I don’t think it changes much. We weren’t really forecasting a lot of expansion to come out of Chile, because there were really limited greenfield projects being developed there. For the incumbents, it does change a lot in terms of their requirement around DLE. Maybe not so much the national strategy as it relates to nationalization, as people are calling it. It’s not necessarily nationalization, it’s more of a negotiation from the government to retain some control over those operations. I don’t think that’s a bad thing or limiting to expansions in those regions. I think the DLE component and that requirement around that will be difficult. I think this is not insurmountable, but difficult to comply with.
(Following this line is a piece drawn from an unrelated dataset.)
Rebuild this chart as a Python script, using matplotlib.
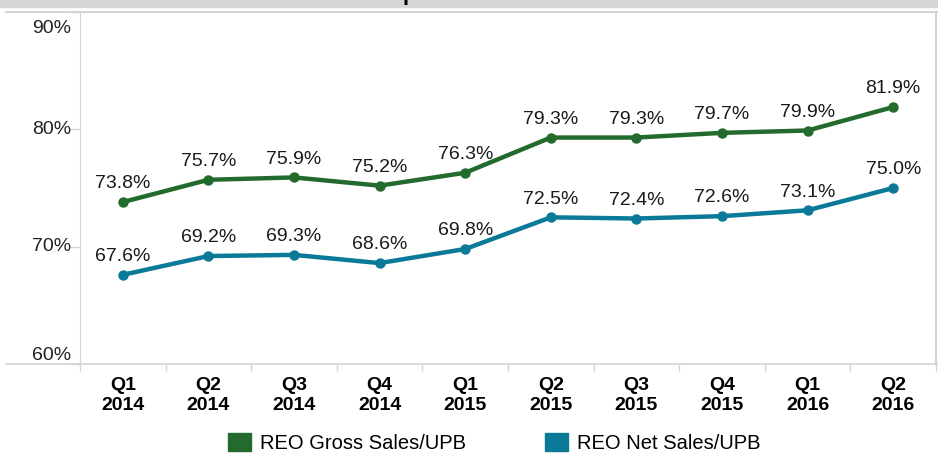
import matplotlib
matplotlib.use('Agg')
import matplotlib.pyplot as plt
import numpy as np
from matplotlib.patches import Patch
from matplotlib.lines import Line2D

plt.rcParams['font.family'] = ['Liberation Sans', 'DejaVu Sans']

quarters = ['Q1\n2014', 'Q2\n2014', 'Q3\n2014', 'Q4\n2014', 'Q1\n2015',
            'Q2\n2015', 'Q3\n2015', 'Q4\n2015', 'Q1\n2016', 'Q2\n2016']
gross = [73.8, 75.7, 75.9, 75.2, 76.3, 79.3, 79.3, 79.7, 79.9, 81.9]
net = [67.6, 69.2, 69.3, 68.6, 69.8, 72.5, 72.4, 72.6, 73.1, 75.0]
series_names = ['REO Gross Sales/UPB', 'REO Net Sales/UPB']
yticks = [60, 70, 80, 90]

GREEN = '#236B2D'
TEAL = '#0B7A99'
GRID = '#d4d4d4'

W, H = 938, 453
fig = plt.figure(figsize=(W / 100, H / 100), dpi=100)
ax = fig.add_axes([80 / W, (H - 364) / H, (936 - 80) / W, (364 - 12) / H])

x = np.arange(len(quarters))
for vals, col in [(gross, GREEN), (net, TEAL)]:
    ax.plot(x, vals, color=col, lw=3.2, marker='o', ms=6.5, solid_capstyle='round', zorder=3)
    for xi, v in zip(x, vals):
        ax.annotate('%.1f%%' % v, (xi, v), xytext=(0, 7), textcoords='offset points',
                    ha='center', va='bottom', fontsize=14, color='#1a1a1a')

ax.set_xlim(-0.5, len(quarters) - 0.5)
ax.set_ylim(60, 90)

for s in ['top', 'right']:
    ax.spines[s].set_visible(False)
ax.spines['left'].set_color(GRID)
ax.spines['bottom'].set_visible(False)

# y ticks
ax.set_yticks(yticks)
ax.set_yticklabels([])
ax.tick_params(axis='y', length=7, color=GRID, width=1)
for t in yticks:
    va = 'center'
    dy = 0
    if t == yticks[0]:
        va = 'bottom'
    elif t == yticks[-1]:
        va = 'top'
        dy = -0.7
    ax.text(-0.6, t + dy, '%d%%' % t, ha='right', va=va, fontsize=14, color='#222222')

# x ticks
ax.set_xticks(x)
ax.set_xticklabels(quarters, fontweight='bold', fontsize=14, linespacing=1.3)
ax.set_xticks(np.arange(len(quarters) + 1) - 0.5, minor=True)
ax.tick_params(axis='x', which='major', length=0, pad=9)
ax.tick_params(axis='x', which='minor', length=5, color=GRID, width=1)

# frame lines
fig.add_artist(Line2D([6 / W, 1], [(H - 364) / H] * 2, color=GRID, lw=1.2))
fig.add_artist(Line2D([6 / W, 1], [(H - 11.5) / H] * 2, color=GRID, lw=1.5))
fig.add_artist(Line2D([936 / W] * 2, [(H - 364) / H, (H - 11.5) / H], color=GRID, lw=1.5))

# header bar with cut-off title
fig.add_artist(plt.Rectangle((0, (H - 7) / H), 1, 7 / H, color='#d6d6d6', transform=fig.transFigure))
fig.text(409 / W, 1 + 0.5 / H, 'p', ha='center', va='baseline', fontsize=16, fontweight='bold')

handles = [Patch(color=GREEN), Patch(color=TEAL)]
fig.legend(handles, series_names, loc='lower left', bbox_to_anchor=(212 / W, -0.035),
           ncol=2, frameon=False, fontsize=14.5, handlelength=1.15, handleheight=1.0,
           handletextpad=0.45, columnspacing=3.9, borderpad=0.3)

plt.savefig('out.png', dpi=100)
We’ve seen countries like Canada and Australia trying to grow their lithium mining capacity. Is there pushback in these places against further mining?
I don’t think there’s pushback in Canada. I think it’s a strong mining jurisdiction and the same can be said with Australia. There’s a lot of open land, sparse population, and nearly no competition with agricultural uses, which I think becomes a problem when we see mining encroaching on urban populations.
Canada is a natural place for the US to receive feedstock for conversion facilities that are domestic. The relationship that’s just been announced between Biden and Albanese, essentially with the intention that Australia would become a domestic source for US lithium, is exciting for Australians. And I think that it does kill a couple of birds with one stone. It allows the US to have a domestic source of lithium offshore and avoid NIMBYism, (which is there in the US.) Although some would argue that it’s not about people that are NIMBYs, it’s more about a lack of education that mining can be done sustainably in a transparent way, but that’s not necessarily the narrative. I think that there’s a lot to overcome, but as a quick solution, the involvement of the US with Australia and Canada navigates that problem quite nicely.
Finally, how do the different battery chemistries impact lithium supply and demand in the general outlook?
Lithium prices impact lithium efficiency and density in the cathode, and I think that’s a big factor in lithium demand, more so than say the mix of cathodes that consumers or that OEMs desire. Whether it’s LFP or high nickel, lithium is still going to be used. If we’re talking about competitive cathodes, (and potentially sodium ion,) I don’t think those are going to make a big impact, if any in the short to medium term, it’s still more or less a laboratory experiment. In the long term, sodium ion will make some impact, particularly in stationary storage. But in terms of it being a competitor, it’s not too serious for lithium, and lithium demand itself is very much safe.